--- Start RAW DATA ---

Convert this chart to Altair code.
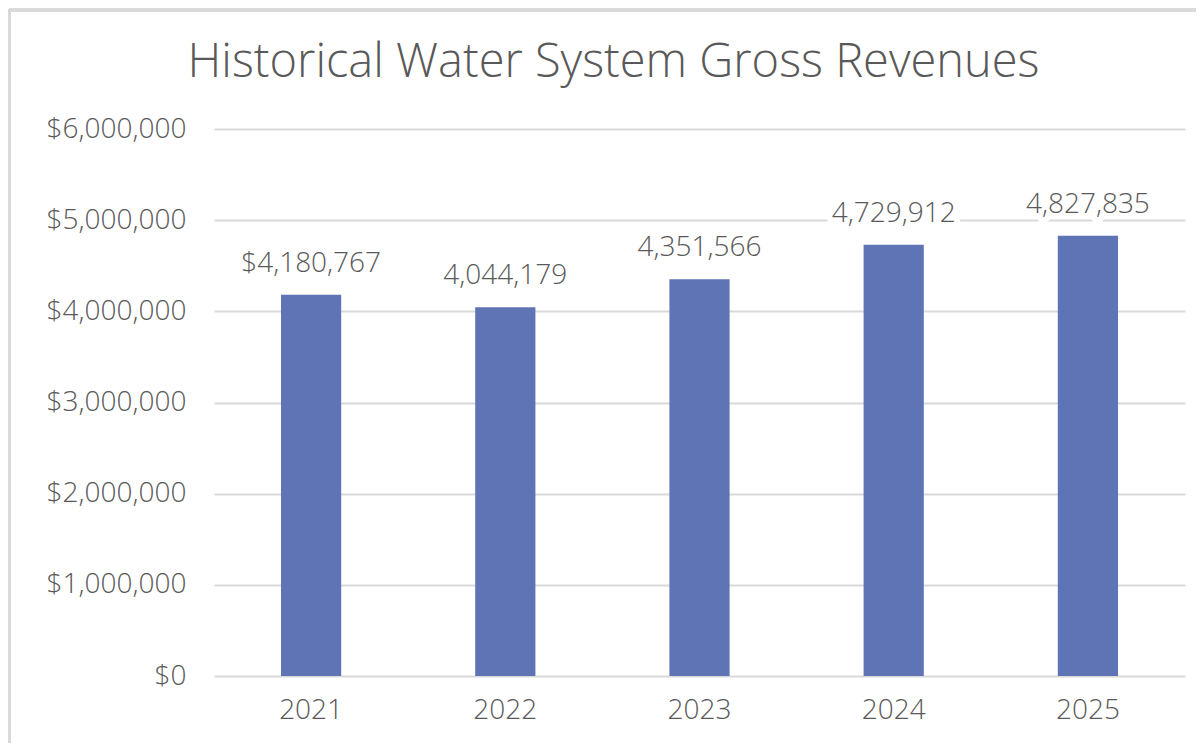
import altair as alt
import pandas as pd

years = ["2021", "2022", "2023", "2024", "2025"]
revenues = [4180767, 4044179, 4351566, 4729912, 4827835]
labels = ["$4,180,767", "4,044,179", "4,351,566", "4,729,912", "4,827,835"]
y_ticks = [0, 1000000, 2000000, 3000000, 4000000, 5000000, 6000000]

df = pd.DataFrame({"year": years, "revenue": revenues, "label": labels})

FONT = "Open Sans"
WT = 300
GRAY = "#595959"
FS = 28
W, H = 971, 547

x_enc = alt.X("year:N", sort=years,
              scale=alt.Scale(paddingInner=0.69, paddingOuter=0.345),
              axis=alt.Axis(title=None, labelAngle=0, labelFontSize=FS, labelColor=GRAY,
                            labelFont=FONT, labelFontWeight=WT, labelPadding=20, ticks=False,
                            domain=False, grid=False))
y_enc = alt.Y("revenue:Q",
              scale=alt.Scale(domain=[0, 6000000], nice=False),
              axis=alt.Axis(title=None, values=y_ticks, format="$,.0f", labelFontSize=FS,
                            labelColor=GRAY, labelFont=FONT, labelFontWeight=WT, labelPadding=28,
                            ticks=False, domain=False, grid=True, gridColor="#d9d9d9", gridWidth=2))

base = alt.Chart(df)
bars = base.mark_bar(color="#5e74b4").encode(x=x_enc, y=y_enc)
halo = base.mark_text(baseline="alphabetic", dy=-23, fontSize=FS, font=FONT, fontWeight=WT,
                      stroke="white", strokeWidth=12, strokeJoin="round", fill="white").encode(
    x=alt.X("year:N", sort=years), y="revenue:Q", text="label:N")
txt = base.mark_text(baseline="alphabetic", dy=-23, fontSize=FS, font=FONT, fontWeight=WT,
                     color=GRAY).encode(
    x=alt.X("year:N", sort=years), y="revenue:Q", text="label:N")

border_top = alt.Chart(df).mark_rule(color="#d9d9d9", strokeWidth=3).encode(
    x=alt.value(-205), x2=alt.value(W + 40), y=alt.value(-119))
border_left = alt.Chart(df).mark_rule(color="#d9d9d9", strokeWidth=3).encode(
    x=alt.value(-204.5), y=alt.value(-120), y2=alt.value(H + 100))

chart = alt.layer(border_top, border_left, bars, halo, txt).properties(
    width=W, height=H,
    autosize=alt.AutoSizeParams(type="none"),
    padding={"left": 206, "top": 121, "right": 11, "bottom": 67},
    title=alt.TitleParams("Historical Water System Gross Revenues", fontSize=47, font=FONT,
                          fontWeight=WT, color=GRAY, anchor="start", dx=180,
                          baseline="alphabetic", offset=0, dy=116),
).configure_view(stroke=None)

chart.save("out.html", embed_options={"renderer": "svg", "actions": False})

--- End RAW DATA ---

Repeat the lines above, starting at the first and stopping after the line that holds "W, H = 971, 547", with the pictures left out.

Convert this chart to Altair code.
import altair as alt
import pandas as pd

years = ["2021", "2022", "2023", "2024", "2025"]
revenues = [4180767, 4044179, 4351566, 4729912, 4827835]
labels = ["$4,180,767", "4,044,179", "4,351,566", "4,729,912", "4,827,835"]
y_ticks = [0, 1000000, 2000000, 3000000, 4000000, 5000000, 6000000]

df = pd.DataFrame({"year": years, "revenue": revenues, "label": labels})

FONT = "Open Sans"
WT = 300
GRAY = "#595959"
FS = 28
W, H = 971, 547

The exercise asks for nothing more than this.